### WRITTEN EXERCISE:
Go through the material and write it all out exactly, minus the pictures.

——————————

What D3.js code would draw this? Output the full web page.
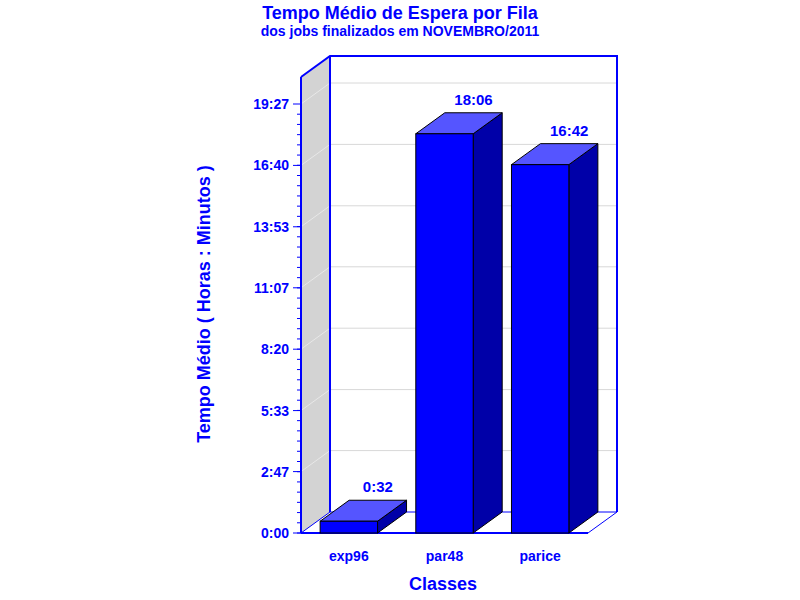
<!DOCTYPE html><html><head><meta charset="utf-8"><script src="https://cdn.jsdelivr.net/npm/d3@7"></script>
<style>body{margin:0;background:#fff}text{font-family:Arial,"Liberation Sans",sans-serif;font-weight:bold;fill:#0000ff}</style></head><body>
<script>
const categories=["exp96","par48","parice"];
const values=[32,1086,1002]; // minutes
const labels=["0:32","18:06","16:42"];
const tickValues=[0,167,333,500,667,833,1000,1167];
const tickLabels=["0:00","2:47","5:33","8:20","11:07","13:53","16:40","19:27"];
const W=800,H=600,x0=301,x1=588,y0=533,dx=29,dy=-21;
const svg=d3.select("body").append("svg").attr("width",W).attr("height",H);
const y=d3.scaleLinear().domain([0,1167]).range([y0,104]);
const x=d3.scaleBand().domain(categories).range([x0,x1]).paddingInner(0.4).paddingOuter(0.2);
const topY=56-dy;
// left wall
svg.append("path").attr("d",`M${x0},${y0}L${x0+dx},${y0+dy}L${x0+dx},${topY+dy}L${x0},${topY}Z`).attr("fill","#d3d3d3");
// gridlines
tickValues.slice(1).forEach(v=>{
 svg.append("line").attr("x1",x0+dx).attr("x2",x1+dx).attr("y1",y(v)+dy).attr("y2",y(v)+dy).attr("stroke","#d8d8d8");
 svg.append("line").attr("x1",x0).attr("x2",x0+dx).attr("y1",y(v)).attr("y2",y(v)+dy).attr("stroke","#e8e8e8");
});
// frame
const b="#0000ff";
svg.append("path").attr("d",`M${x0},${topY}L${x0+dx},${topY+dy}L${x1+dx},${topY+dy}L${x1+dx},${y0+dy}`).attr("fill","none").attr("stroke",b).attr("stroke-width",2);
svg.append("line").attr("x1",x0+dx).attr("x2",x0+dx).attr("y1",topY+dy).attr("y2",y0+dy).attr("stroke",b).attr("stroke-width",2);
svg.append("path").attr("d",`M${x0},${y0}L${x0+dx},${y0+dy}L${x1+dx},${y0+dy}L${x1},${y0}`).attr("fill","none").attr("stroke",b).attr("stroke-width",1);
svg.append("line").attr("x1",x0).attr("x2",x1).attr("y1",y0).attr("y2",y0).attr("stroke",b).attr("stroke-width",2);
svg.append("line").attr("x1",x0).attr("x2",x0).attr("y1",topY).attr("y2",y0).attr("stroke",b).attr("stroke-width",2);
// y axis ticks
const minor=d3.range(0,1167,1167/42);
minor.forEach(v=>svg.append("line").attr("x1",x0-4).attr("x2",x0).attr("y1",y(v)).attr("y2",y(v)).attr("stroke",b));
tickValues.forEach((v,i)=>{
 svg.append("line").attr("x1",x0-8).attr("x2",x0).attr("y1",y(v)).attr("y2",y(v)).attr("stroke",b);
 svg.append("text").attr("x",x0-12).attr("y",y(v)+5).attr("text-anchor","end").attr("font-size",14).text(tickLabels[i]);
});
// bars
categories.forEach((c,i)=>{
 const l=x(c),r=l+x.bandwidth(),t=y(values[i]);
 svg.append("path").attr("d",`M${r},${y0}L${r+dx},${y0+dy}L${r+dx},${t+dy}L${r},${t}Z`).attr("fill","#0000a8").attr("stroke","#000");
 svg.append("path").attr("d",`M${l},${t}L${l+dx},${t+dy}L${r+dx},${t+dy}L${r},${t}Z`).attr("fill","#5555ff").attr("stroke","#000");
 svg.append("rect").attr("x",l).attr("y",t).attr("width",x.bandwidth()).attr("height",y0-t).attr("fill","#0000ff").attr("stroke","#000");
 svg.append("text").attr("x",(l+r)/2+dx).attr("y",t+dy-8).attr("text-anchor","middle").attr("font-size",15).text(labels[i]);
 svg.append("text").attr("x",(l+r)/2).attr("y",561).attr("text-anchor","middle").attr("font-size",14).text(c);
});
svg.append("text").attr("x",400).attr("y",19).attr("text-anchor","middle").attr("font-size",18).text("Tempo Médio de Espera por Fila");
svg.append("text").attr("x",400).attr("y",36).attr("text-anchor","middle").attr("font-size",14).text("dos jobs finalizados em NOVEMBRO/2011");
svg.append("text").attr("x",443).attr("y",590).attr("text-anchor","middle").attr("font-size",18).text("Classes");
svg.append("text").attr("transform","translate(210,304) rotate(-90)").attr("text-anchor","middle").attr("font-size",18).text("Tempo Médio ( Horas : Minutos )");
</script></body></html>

——————————

### OUTPUT OF THE TASK:
What D3.js code would draw this? Output the full web page.
<!DOCTYPE html><html><head><meta charset="utf-8"><script src="https://cdn.jsdelivr.net/npm/d3@7"></script>
<style>body{margin:0;background:#fff}text{font-family:Arial,"Liberation Sans",sans-serif;font-weight:bold;fill:#0000ff}</style></head><body>
<script>
const categories=["exp96","par48","parice"];
const values=[32,1086,1002]; // minutes
const labels=["0:32","18:06","16:42"];
const tickValues=[0,167,333,500,667,833,1000,1167];
const tickLabels=["0:00","2:47","5:33","8:20","11:07","13:53","16:40","19:27"];
const W=800,H=600,x0=301,x1=588,y0=533,dx=29,dy=-21;
const svg=d3.select("body").append("svg").attr("width",W).attr("height",H);
const y=d3.scaleLinear().domain([0,1167]).range([y0,104]);
const x=d3.scaleBand().domain(categories).range([x0,x1]).paddingInner(0.4).paddingOuter(0.2);
const topY=56-dy;
// left wall
svg.append("path").attr("d",`M${x0},${y0}L${x0+dx},${y0+dy}L${x0+dx},${topY+dy}L${x0},${topY}Z`).attr("fill","#d3d3d3");
// gridlines
tickValues.slice(1).forEach(v=>{
 svg.append("line").attr("x1",x0+dx).attr("x2",x1+dx).attr("y1",y(v)+dy).attr("y2",y(v)+dy).attr("stroke","#d8d8d8");
 svg.append("line").attr("x1",x0).attr("x2",x0+dx).attr("y1",y(v)).attr("y2",y(v)+dy).attr("stroke","#e8e8e8");
});
// frame
const b="#0000ff";
svg.append("path").attr("d",`M${x0},${topY}L${x0+dx},${topY+dy}L${x1+dx},${topY+dy}L${x1+dx},${y0+dy}`).attr("fill","none").attr("stroke",b).attr("stroke-width",2);
svg.append("line").attr("x1",x0+dx).attr("x2",x0+dx).attr("y1",topY+dy).attr("y2",y0+dy).attr("stroke",b).attr("stroke-width",2);
svg.append("path").attr("d",`M${x0},${y0}L${x0+dx},${y0+dy}L${x1+dx},${y0+dy}L${x1},${y0}`).attr("fill","none").attr("stroke",b).attr("stroke-width",1);
svg.append("line").attr("x1",x0).attr("x2",x1).attr("y1",y0).attr("y2",y0).attr("stroke",b).attr("stroke-width",2);
svg.append("line").attr("x1",x0).attr("x2",x0).attr("y1",topY).attr("y2",y0).attr("stroke",b).attr("stroke-width",2);
// y axis ticks
const minor=d3.range(0,1167,1167/42);
minor.forEach(v=>svg.append("line").attr("x1",x0-4).attr("x2",x0).attr("y1",y(v)).attr("y2",y(v)).attr("stroke",b));
tickValues.forEach((v,i)=>{
 svg.append("line").attr("x1",x0-8).attr("x2",x0).attr("y1",y(v)).attr("y2",y(v)).attr("stroke",b);
 svg.append("text").attr("x",x0-12).attr("y",y(v)+5).attr("text-anchor","end").attr("font-size",14).text(tickLabels[i]);
});
// bars
categories.forEach((c,i)=>{
 const l=x(c),r=l+x.bandwidth(),t=y(values[i]);
 svg.append("path").attr("d",`M${r},${y0}L${r+dx},${y0+dy}L${r+dx},${t+dy}L${r},${t}Z`).attr("fill","#0000a8").attr("stroke","#000");
 svg.append("path").attr("d",`M${l},${t}L${l+dx},${t+dy}L${r+dx},${t+dy}L${r},${t}Z`).attr("fill","#5555ff").attr("stroke","#000");
 svg.append("rect").attr("x",l).attr("y",t).attr("width",x.bandwidth()).attr("height",y0-t).attr("fill","#0000ff").attr("stroke","#000");
 svg.append("text").attr("x",(l+r)/2+dx).attr("y",t+dy-8).attr("text-anchor","middle").attr("font-size",15).text(labels[i]);
 svg.append("text").attr("x",(l+r)/2).attr("y",561).attr("text-anchor","middle").attr("font-size",14).text(c);
});
svg.append("text").attr("x",400).attr("y",19).attr("text-anchor","middle").attr("font-size",18).text("Tempo Médio de Espera por Fila");
svg.append("text").attr("x",400).attr("y",36).attr("text-anchor","middle").attr("font-size",14).text("dos jobs finalizados em NOVEMBRO/2011");
svg.append("text").attr("x",443).attr("y",590).attr("text-anchor","middle").attr("font-size",18).text("Classes");
svg.append("text").attr("transform","translate(210,304) rotate(-90)").attr("text-anchor","middle").attr("font-size",18).text("Tempo Médio ( Horas : Minutos )");
</script></body></html>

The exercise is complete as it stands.